Europe: Sticky Inflation Favors Income

Shifting expectations
Market pricing of peak and end-2024 ECB policy rate, 2022-2023

The orange line shows peak or terminal ECB policy rate expectations based on futures prices. The pink line shows expectations for the end of 2024, the yellow line shows the actual path of the ECB deposit rate.

Source: BlackRock Investment Institute, with data from Refinitiv, March 2023. Notes: The orange line shows peak or terminal ECB policy rate expectations based on futures prices. The pink line shows expectations for the end of 2024, the yellow line shows the actual path of the ECB deposit rate.

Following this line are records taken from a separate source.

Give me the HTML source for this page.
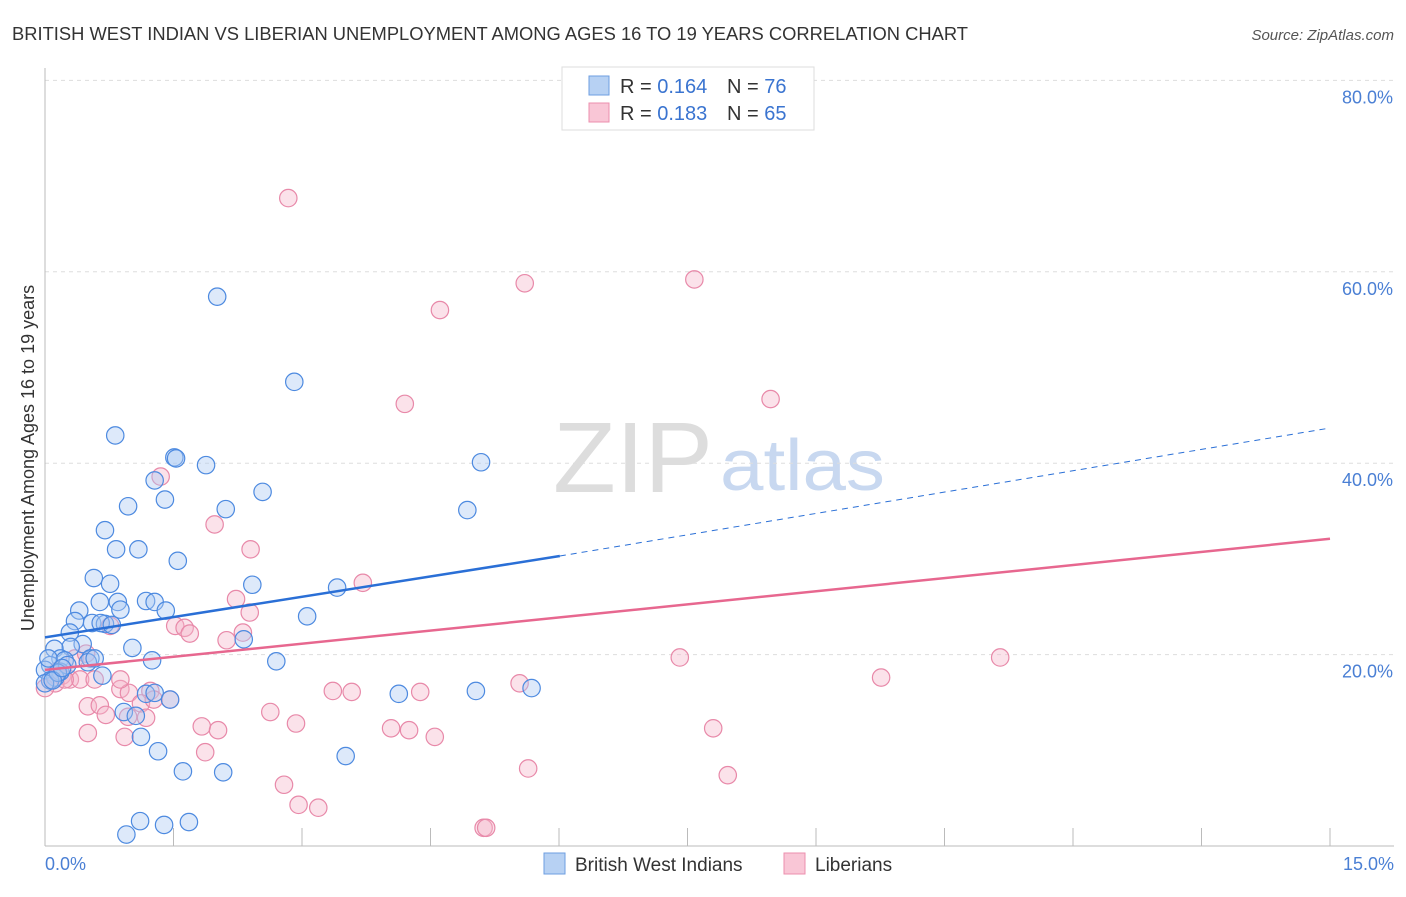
<!DOCTYPE html>
<html><head><meta charset="utf-8"><style>
body{margin:0;background:#fff;font-family:"Liberation Sans",sans-serif}
svg text{font-family:"Liberation Sans",sans-serif}
</style></head><body>
<svg id="chart" width="1406" height="892">
<text x="12" y="40" font-size="18" fill="#333" textLength="956" lengthAdjust="spacingAndGlyphs">BRITISH WEST INDIAN VS LIBERIAN UNEMPLOYMENT AMONG AGES 16 TO 19 YEARS CORRELATION CHART</text>
<text x="1394" y="40" font-size="15" fill="#555" text-anchor="end" font-style="italic">Source: ZipAtlas.com</text>
<text x="553" y="492" font-size="100" fill="#ddd" textLength="160" lengthAdjust="spacingAndGlyphs" font-family="Liberation Serif">ZIP</text>
<text x="720" y="490" font-size="72" fill="#c8d8f0" textLength="165" lengthAdjust="spacingAndGlyphs">atlas</text>
<g id="grid"></g><g id="axes"></g><g id="pts"></g><g id="lines"></g>
<text transform="translate(34,458) rotate(-90)" font-size="18" fill="#333" text-anchor="middle">Unemployment Among Ages 16 to 19 years</text>
<text x="45" y="870" font-size="18" fill="#4a7fd4">0.0%</text>
<text x="1394" y="870" font-size="18" fill="#4a7fd4" text-anchor="end">15.0%</text>
<g>
<rect x="562" y="67" width="252" height="63" fill="#fff" stroke="#ddd"/>
<rect x="589" y="76" width="20" height="19" fill="#b7d1f3" stroke="#6d9ee0"/>
<rect x="589" y="103" width="20" height="19" fill="#f9c6d6" stroke="#ec8fae"/>
<text x="620" y="93" font-size="20" fill="#333">R = <tspan fill="#3a74d0">0.164</tspan></text>
<text x="727" y="93" font-size="20" fill="#333">N = <tspan fill="#3a74d0">76</tspan></text>
<text x="620" y="120" font-size="20" fill="#333">R = <tspan fill="#3a74d0">0.183</tspan></text>
<text x="727" y="120" font-size="20" fill="#333">N = <tspan fill="#3a74d0">65</tspan></text>
</g>
<g>
<rect x="544" y="853" width="21" height="21" fill="#b7d1f3" stroke="#6d9ee0"/>
<text x="575" y="871" font-size="19" fill="#333">British West Indians</text>
<rect x="784" y="853" width="21" height="21" fill="#f9c6d6" stroke="#ec8fae"/>
<text x="815" y="871" font-size="19" fill="#333">Liberians</text>
</g>
</svg>
<script>
const yTicks=[20,40,60,80];
const xTicks=[0,1.5,3,4.5,6,7.5,9,10.5,12,13.5,15];
// values (x %, y %)
const blueX=[2.01,2.91,0.82,1.51,1.53,1.88,5.09,1.28,1.40,0.97,2.11,2.54,4.93,0.70,0.83,1.09,1.55,0.57,0.76,2.42,3.41,0.64,0.85,1.18,1.28,0.88,1.41,0.40,3.06,0.35,0.55,0.70,0.65,0.78,0.29,2.32,0.44,0.30,1.02,0.11,0.18,0.53,0.50,1.25,0.23,2.70,0.06,0.67,0.00,0.18,0.12,0.06,0.00,5.68,5.03,4.13,1.18,1.28,1.46,0.92,1.06,1.12,1.32,3.51,1.61,2.08,1.11,1.39,1.68,0.95,0.26,0.04,0.15,0.09,0.58,0.20];
const blueY=[57.4,48.5,42.9,40.6,40.5,39.8,40.1,38.2,36.2,35.5,35.2,37.0,35.1,33.0,31.0,31.0,29.8,28.0,27.4,27.3,27.0,25.5,25.5,25.6,25.5,24.7,24.6,24.6,24.0,23.5,23.3,23.2,23.3,23.1,22.3,21.6,21.1,20.8,20.7,20.6,19.6,19.6,19.2,19.4,19.4,19.3,18.9,17.8,18.4,18.2,17.6,17.3,17.0,16.5,16.2,15.9,15.9,16.0,15.3,14.0,13.6,11.4,9.9,9.4,7.8,7.7,2.6,2.2,2.5,1.2,18.9,19.6,18.1,17.3,19.6,18.6];
const pinkX=[2.84,5.60,7.58,4.61,4.20,8.47,1.35,1.98,2.40,3.71,2.23,0.76,1.52,1.63,2.39,1.69,2.31,2.12,7.41,11.15,9.76,5.54,3.36,3.58,4.38,1.23,0.88,0.98,0.50,0.64,1.12,1.27,1.46,0.71,0.97,1.18,2.63,2.93,1.83,2.02,4.04,4.25,4.55,7.80,0.50,0.93,1.87,5.64,7.97,2.79,2.96,3.19,5.12,5.15,0.20,0.29,0.41,0.58,0.12,0.06,0.15,0.35,0.23,0.00,0.88,0.48];
const pinkY=[67.7,58.8,59.2,56.0,46.2,46.7,38.6,33.6,31.0,27.5,25.8,23.0,23.0,22.8,24.4,22.2,22.3,21.5,19.7,19.7,17.6,17.0,16.2,16.1,16.1,16.2,16.4,16.0,14.6,14.7,14.9,15.3,15.3,13.7,13.5,13.4,14.0,12.8,12.5,12.1,12.3,12.1,11.4,12.3,11.8,11.4,9.8,8.1,7.4,6.4,4.3,4.0,1.9,1.9,17.8,17.4,17.4,17.4,17.0,17.3,18.3,19.6,17.4,16.5,17.4,20.1];
const blueTrend=[[0,21.8],[6.01,30.3],[14.95,43.6]];
const pinkTrend=[[0,18.4],[15,32.1]];
const X=v=>45+v/15*1285, Y=v=>846-v*9.57;
const NS="http://www.w3.org/2000/svg";
function mk(t,a,p){const e=document.createElementNS(NS,t);for(const k in a)e.setAttribute(k,a[k]);p.appendChild(e);return e;}
const grid=document.getElementById('grid'),axes=document.getElementById('axes');
yTicks.forEach(t=>{
 const l=mk('line',{x1:45,x2:1394,y1:Y(t),y2:Y(t),stroke:'#ddd','stroke-dasharray':'4,4'},grid);
 
 
 const tx=mk('text',{x:1393,y:Y(t)+23,'font-size':18,fill:'#4a7fd4','text-anchor':'end'},grid);
 tx.textContent=t.toFixed(1)+'%';
 
 
});
mk('line',{x1:45,x2:45,y1:68,y2:846,stroke:'#bbb'},axes);
mk('line',{x1:45,x2:1394,y1:846,y2:846,stroke:'#bbb'},axes);
xTicks.forEach(t=>{
 const l=mk('line',{x1:X(t),x2:X(t),y1:828,y2:846,stroke:'#bbb'},axes);
 
 
});
const pts=document.getElementById('pts');
function draw(xs,ys,fill,stroke,name){xs.forEach((x,i)=>{
 const c=mk('circle',{cx:X(x),cy:Y(ys[i]),r:8.7,fill:fill,'fill-opacity':0.4,stroke:stroke,'stroke-width':1.2},pts);
 
 
});}
draw(pinkX,pinkY,'#f6b6cb','#e889a9','liberian-point');
draw(blueX,blueY,'#a9c9f2','#4d8ae0','bwi-point');
const lines=document.getElementById('lines');
const b1=mk('line',{x1:X(blueTrend[0][0]),y1:Y(blueTrend[0][1]),x2:X(blueTrend[1][0]),y2:Y(blueTrend[1][1]),stroke:'#2a6fd6','stroke-width':2.5},lines);


const b2=mk('line',{x1:X(blueTrend[1][0]),y1:Y(blueTrend[1][1]),x2:X(blueTrend[2][0]),y2:Y(blueTrend[2][1]),stroke:'#2a6fd6','stroke-width':1,'stroke-dasharray':'6,5'},lines);


const p1=mk('line',{x1:X(pinkTrend[0][0]),y1:Y(pinkTrend[0][1]),x2:X(pinkTrend[1][0]),y2:Y(pinkTrend[1][1]),stroke:'#e7678f','stroke-width':2.5},lines);


</script>
</body></html>
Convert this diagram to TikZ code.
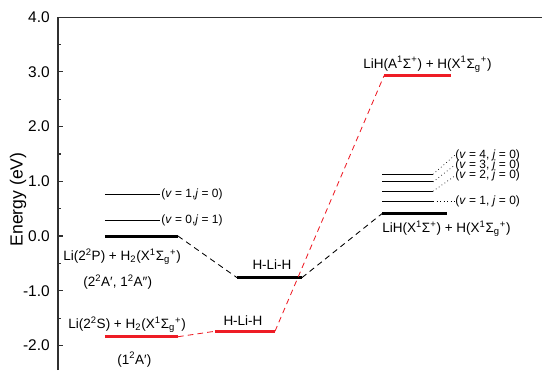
\documentclass[tikz,border=0pt]{standalone}
\usepackage{fontspec}
\setmainfont{Liberation Sans}
\usetikzlibrary{calc}
\definecolor{rot}{HTML}{EE1C25}
\definecolor{grau}{HTML}{303030}
\tikzset{
  ax/.style={grau,line width=0.8pt},
  niveau/.style={black,line width=2.1pt},
  niveaur/.style={rot,line width=2.1pt},
  vib/.style={black,line width=0.6pt},
  hilf/.style={black,line width=0.6pt,dash pattern=on 4pt off 3pt},
  hilfr/.style={rot,line width=0.6pt,dash pattern=on 4pt off 3pt},
  punkt/.style={black,line width=0.5pt,dotted},
  lab/.style={font=\fontsize{9.6}{11}\selectfont,inner sep=0pt},
  vlab/.style={font=\fontsize{8.5}{10}\selectfont,inner sep=0pt},
  tlab/.style={font=\fontsize{11}{13}\selectfont,inner sep=0pt},
}
\newcommand{\sg}{Σ\textsubscript{g}\textsuperscript{+}}

\begin{document}
\begin{tikzpicture}[x=0.025cm,y=1.3675cm]
  \useasboundingbox (-58,-2.4497) rectangle (484,4.3144);
  % Achse
  \draw[ax] (0,-2.45) -- (0,4) -- (484,4);
  \foreach \e in {-2,-1,...,4}{
    \draw[ax] (0,\e) -- (5,\e);
    \node[tlab,anchor=east] (tick\e) at (-8,\e) {\e.0};}
  \foreach \e in {-1.5,-0.5,...,3.5}
    \draw[ax] (0,\e) -- (3,\e);
  \node[tlab,font=\fontsize{12.5}{14}\selectfont,rotate=90] (ylab) at (-40,0.67) {Energy (eV)};
  % Niveaus
  \coordinate (pl) at (47,0);      \coordinate (pr) at (120,0);
  \coordinate (sl) at (47,-1.84);  \coordinate (sr) at (120,-1.84);
  \coordinate (hbl) at (179,-0.76); \coordinate (hbr) at (244,-0.76);
  \coordinate (hrl) at (157,-1.74); \coordinate (hrr) at (217,-1.74);
  \coordinate (xl) at (324,0.41);  \coordinate (xr) at (389,0.41);
  \coordinate (al) at (326,2.93);  \coordinate (ar) at (393,2.93);
  \draw[niveau] (pl) -- (pr);
  \draw[niveau] (hbl) -- (hbr);
  \draw[niveau] (xl) -- (xr);
  \draw[niveaur] (sl) -- (sr);
  \draw[niveaur] (hrl) -- (hrr);
  \draw[niveaur] (al) -- (ar);
  % Verbindungen
  \draw[hilf] (pr) -- (hbl);
  \draw[hilf] (hbr) -- (xl);
  \draw[hilfr] (sr) -- (hrl);
  \draw[hilfr] (hrr) -- (al);
  % Schwingungsniveaus Li + H2
  \foreach \e/\v/\j in {0.28/0/1, 0.77/1/0}{
    \draw[vib] (47,\e) coordinate (h\v) -- (102,\e);
    \node[vlab,anchor=west] (hv\v) at (103,\e) {(\textit{v} = \v,\textit{j} = \j)};}
  % Schwingungsniveaus LiH
  \foreach \e/\v/\l in {0.64/1/0.64, 0.82/2/1.10, 0.99/3/1.30, 1.13/4/1.48}{
    \draw[vib] (324,\e) -- (375,\e) coordinate (le\v);
    \node[vlab,anchor=west] (lv\v) at (397,\l) {(\textit{v} = \v, \textit{j} = 0)};
    \draw[punkt] (le\v) -- (lv\v.west);}
  % Beschriftungen
  \node[lab,anchor=base west] (lp) at (5,-0.44) {Li(2\textsuperscript{2}P) + H\textsubscript{2}(X\textsuperscript{1}\sg)};
  \node[lab,anchor=base west] (lpz) at (25,-0.93) {(2\textsuperscript{2}A′, 1\textsuperscript{2}A″)};
  \node[lab,anchor=base west] (ls) at (10,-1.69) {Li(2\textsuperscript{2}S) + H\textsubscript{2}(X\textsuperscript{1}\sg)};
  \node[lab,anchor=base west] (lsz) at (59,-2.34) {(1\textsuperscript{2}A′)};
  \node[lab,anchor=base] (lhb) at (214,-0.62) {H-Li-H};
  \node[lab,anchor=base] (lhr) at (185,-1.63) {H-Li-H};
  \node[lab,anchor=base west] (lx) at (324,0.064) {LiH(X\textsuperscript{1}Σ\textsuperscript{+}) + H(X\textsuperscript{1}\sg)};
  \node[lab,anchor=base west] (la) at (305,3.07) {LiH(A\textsuperscript{1}Σ\textsuperscript{+}) + H(X\textsuperscript{1}\sg)};
\end{tikzpicture}
\end{document}
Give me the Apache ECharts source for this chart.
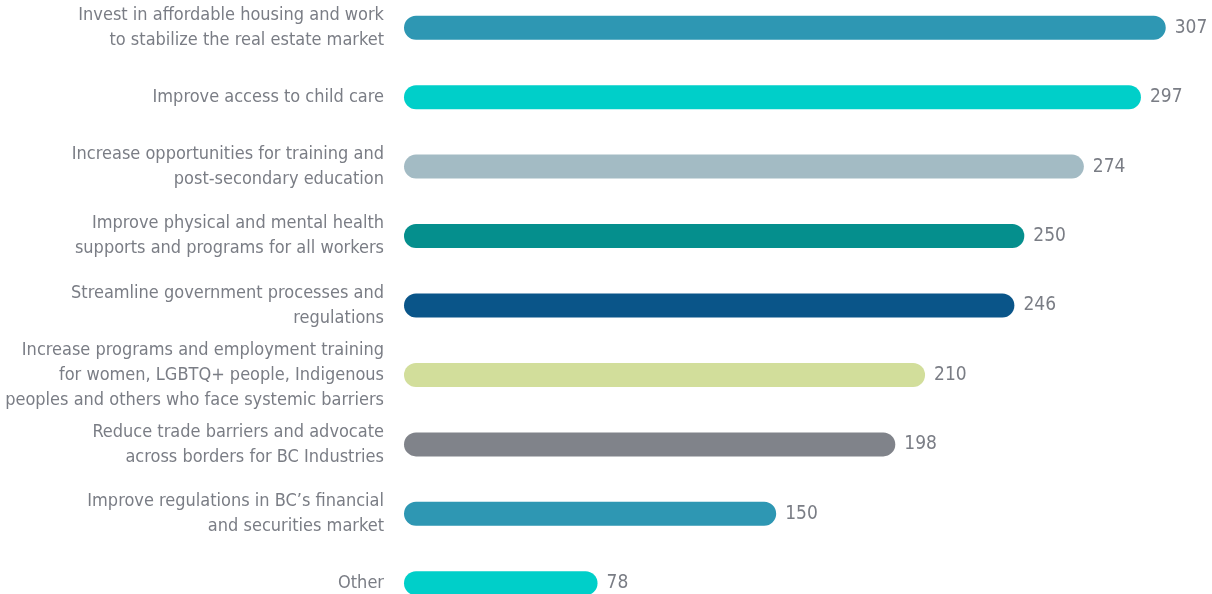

Euro area stocks have outperformed U.S. peers by about 14% in local currency terms since the end of September, MSCI index data shows. That’s partly because the economy has withstood the energy crunch even as the war in Ukraine drags on. Plus, export-centered sectors also look set to benefit from China’s restart. Yet good news on growth now means the ECB has more work to do to cool inflation later, as we said for the U.S. We think that’s bad news for Europe’s risk assets. We see policy rates already on track to tip the economy into recession this year after growth stagnated at the end of 2022. Data last week showing core inflation rising and services activity improving may push the ECB to hike more. Market pricing now expects rates to peak around 3.9% (orange line in chart) versus about 3.2% in February, with fewer rate cuts seen in 2024 (pink line).

Europe’s cooling goods inflation and lower gas prices have driven a drop in overall inflation. We think elevated services inflation will prevent inflation from falling to the ECB’s 2% target on its own – similar to the U.S. That’s because wage inflation is bleeding into the services sector. The reason: European firms are raising pay to recruit new hires given a surge in workers jumping to the public sector. That labor marker tightness looks set to persist. Data last week confirmed euro area unemployment is near a record low. The ECB faces a stark trade-off between pushing up unemployment or living with persistent inflation. ECB officials seem determined to do “whatever it takes” to get inflation down to target, in our view, as that is their only objective. We expect the ECB to raise rates through midyear and not cut them until the second half of 2024.